Director of the National Tuberculosis Control Center, Nepal
- In office 3 July 2017 – 20 December 2018
- President: Bidhya Devi Bhandari
- Prime Minister: Pushpa Kamal Dahal

President of the Nepal Medical Association
- In office 21 December 2009 – 20 December 2012
- Preceded by: Chop Lal Bhusal
- Succeeded by: Kiran Prasad Shrestha

Personal details
- Born: 4 April 1961 (age 65) Nuwakot, Nepal
- Party: Nepali Congress
- Spouse: Rekha Thapa
- Alma mater: Institute of Medicine, Nepal University of Rajshahi University of Dhaka

= Kedar Narsingh KC =

Nepali politician and physician

Kedar Narsingh KC (केदार नरसिंह केसी) (born 4 April 1961) is a Nepali physician, politician and social worker, previously serving as the director of the National Tuberculosis Center and the president of the Nepali Medical Association.

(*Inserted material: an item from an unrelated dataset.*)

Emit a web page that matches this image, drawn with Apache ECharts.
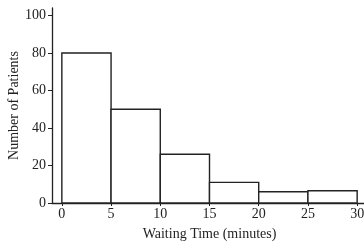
<!DOCTYPE html>
<html><head><meta charset="utf-8">
<script src="https://cdn.jsdelivr.net/npm/echarts@6/dist/echarts.min.js"></script>
<style>html,body{margin:0;padding:0;background:#fff}#c{width:364px;height:244px}</style>
</head><body><div id="c"></div>
<script>
const binStarts = [0, 5, 10, 15, 20, 25];
const binEnds = [5, 10, 15, 20, 25, 30];
const counts = [80, 50, 26, 11, 6, 6.5];
const xTicks = [0, 5, 10, 15, 20, 25, 30];
const yTicks = [0, 20, 40, 60, 80, 100];

const data = binStarts.map((s, i) => [s, binEnds[i], counts[i]]);
const font = '"Liberation Serif", "DejaVu Serif", serif';
const chart = echarts.init(document.getElementById('c'));
chart.setOption({
  animation: false,
  backgroundColor: '#fff',
  grid: {left: 52, top: 8, bottom: 41, right: -3, containLabel: false, outerBoundsMode: 'none'},
  xAxis: {
    type: 'value', min: -1, max: 31,
    name: 'Waiting Time (minutes)', nameLocation: 'middle', nameGap: 24, nameMoveOverlap: false,
    nameTextStyle: {fontFamily: font, fontSize: 14, color: '#222'},
    axisLine: {show: true, onZero: false, lineStyle: {color: '#222', width: 1.3}},
    axisTick: {show: true, customValues: xTicks, length: 3, lineStyle: {color: '#222'}},
    axisLabel: {customValues: xTicks, fontFamily: font, fontSize: 14, color: '#222', margin: 4},
    splitLine: {show: false}
  },
  yAxis: {
    type: 'value', min: 0, max: 104,
    name: 'Number of Patients', nameLocation: 'middle', nameGap: 31, nameRotate: 90, nameMoveOverlap: false,
    nameTextStyle: {fontFamily: font, fontSize: 14, color: '#222'},
    axisLine: {show: true, onZero: false, lineStyle: {color: '#222', width: 1.3}},
    axisTick: {show: true, customValues: yTicks, length: 4, lineStyle: {color: '#222'}},
    axisLabel: {customValues: yTicks, fontFamily: font, fontSize: 14, color: '#222', margin: 6},
    splitLine: {show: false}
  },
  series: [{
    type: 'custom',
    data: data,
    encode: {x: [0, 1], y: 2},
    renderItem: function (params, api) {
      const p0 = api.coord([api.value(0), api.value(2)]);
      const p1 = api.coord([api.value(1), 0]);
      return {
        type: 'rect',
        shape: {x: p0[0], y: p0[1], width: p1[0] - p0[0], height: p1[1] - p0[1]},
        style: {fill: '#fff', stroke: '#222', lineWidth: 1.4}
      };
    }
  }]
});
</script></body></html>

KC previously served as the president of the Society for Democratic Thought, a think tank, as well as the president of B.P. Smriti Hospital, both based in Kathmandu.

In addition, he heads a nonprofit foundation, Yasodadevi Bhagawan Singh KC Memorial Trust, named after his parents. The foundation provides free medical equipment and essential medicines to underserved areas of Nepal and conducts free health clinics, awareness drives and sanitary campaigns.

== Medical career ==
KC is a former president of Nepal Medical Association.

He served as the Medical Superintendent at the Sundhara-based Central Jail, where he oversaw the care of French serial killer Charles Sobhraj, before being appointed as the director of the National Tuberculosis Control Center in Thimi in 2016.

On November 13, 2019, KC stated that Nepal was set to miss the target of ending Tuberculosis by 2035.

Throughout his career, KC has hosted numerous health camps, where he provides free clinical services and distributes essential medicine to patients throughout Nepal.

== Political career ==
On November 18, 2018, KC along with other human rights activists issued an appeal to the parliament, National Human Rights Commission (NHRC) and UN Security Council stating that the perpetrators of human rights violation who succeeded in capturing the state power had been stalling the transitional justice process.

On 21 January 2022, following Minister for Infrastructure and Transport Renu Yadav's public threat of targeted killings of opponents, KC along with a group of activists issued a statement demanding that Prime Minister Sher Bahadur Deuba immediately sack Yadav from his cabinet and start legal proceedings against her.